Anyways, apart from the medium, the film itself is very watchable. Plenty of drug paranoia, not to mention drugged out conversations. The plot revolves around Keanu Reeves character, Bob Arctor, or possibly Fred. Fred is his codename, what he goes by when reporting to his police department. Arctor is his undercover alias, a drug taking, small time crook. But he is so deep undercover that he is actually ordered to spy on himself. No one in the police really know what he looks like as he wears a suit that disguises him constantly by shifting what he looks like. Flickering through different appearances, and parts of appearances so that he may have half the face of a blonde woman, the arm of a man, and the feet of someone else entirely.

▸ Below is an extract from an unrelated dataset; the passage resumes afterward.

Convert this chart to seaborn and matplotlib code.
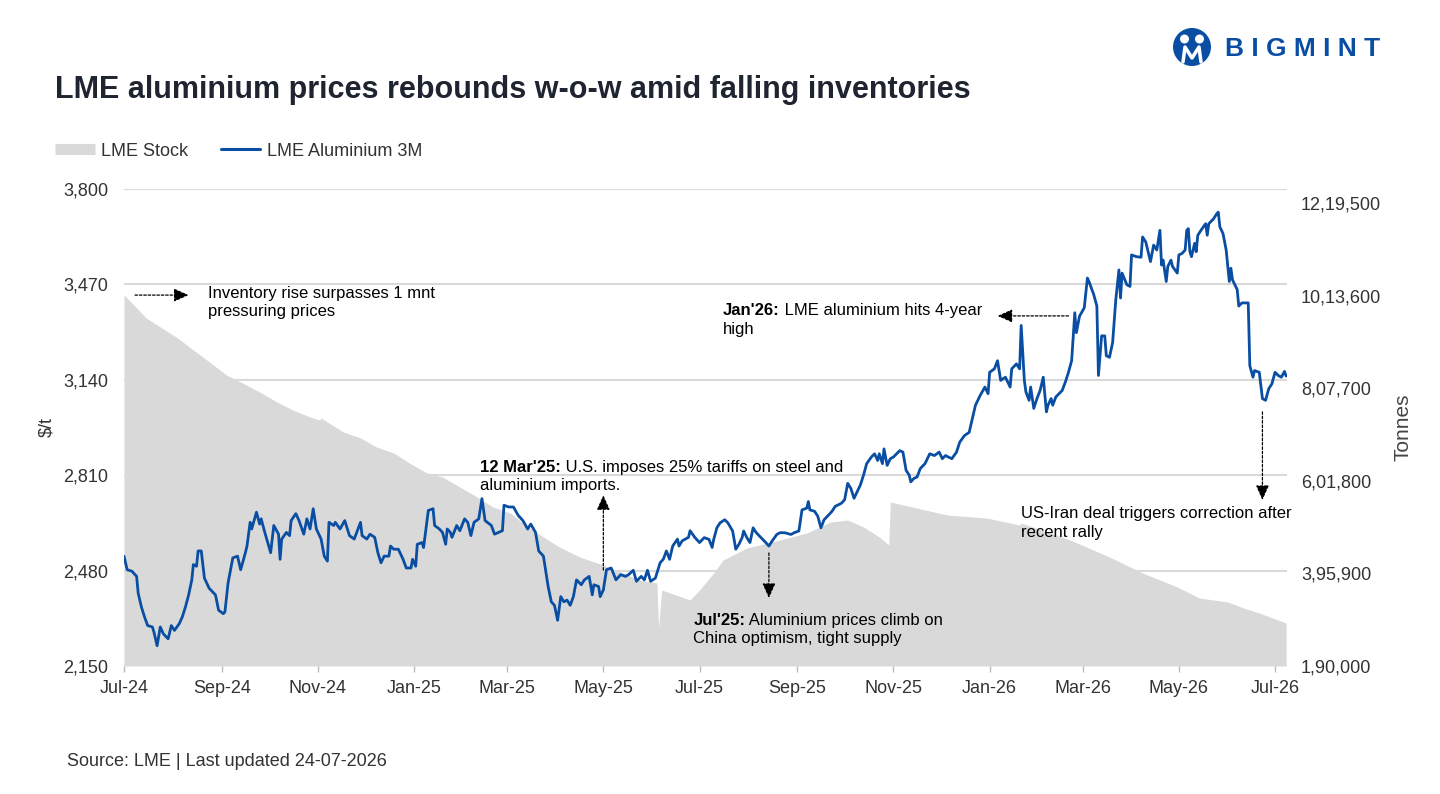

But to be honest, the plot didn’t really engage me all that much. Possibly because I don’t have a real feel for this animation, which makes it hard to get into the story. But also because there is a constant sense that nothing is what it seems, and you shouldn’t take anything at face value.
Overall though, it is worth going to see purely for the dialogue and humour, which although dark and sombre is also occasionally hilarious. The discussion regarding the bicycle and the orphaned gears is not one to be missed.
There is of course also the deeper meaning behind this film; the damage drugs are doing to people, the surveillance culture, the erosion of civil liberties. All quite depressing subjects, but handled well. There is even a possibility of hope in the final scene, although that is really up to the viewer to decide.
All in all there is plenty to entertain, but I wouldn’t be in a rush to see this above anything else.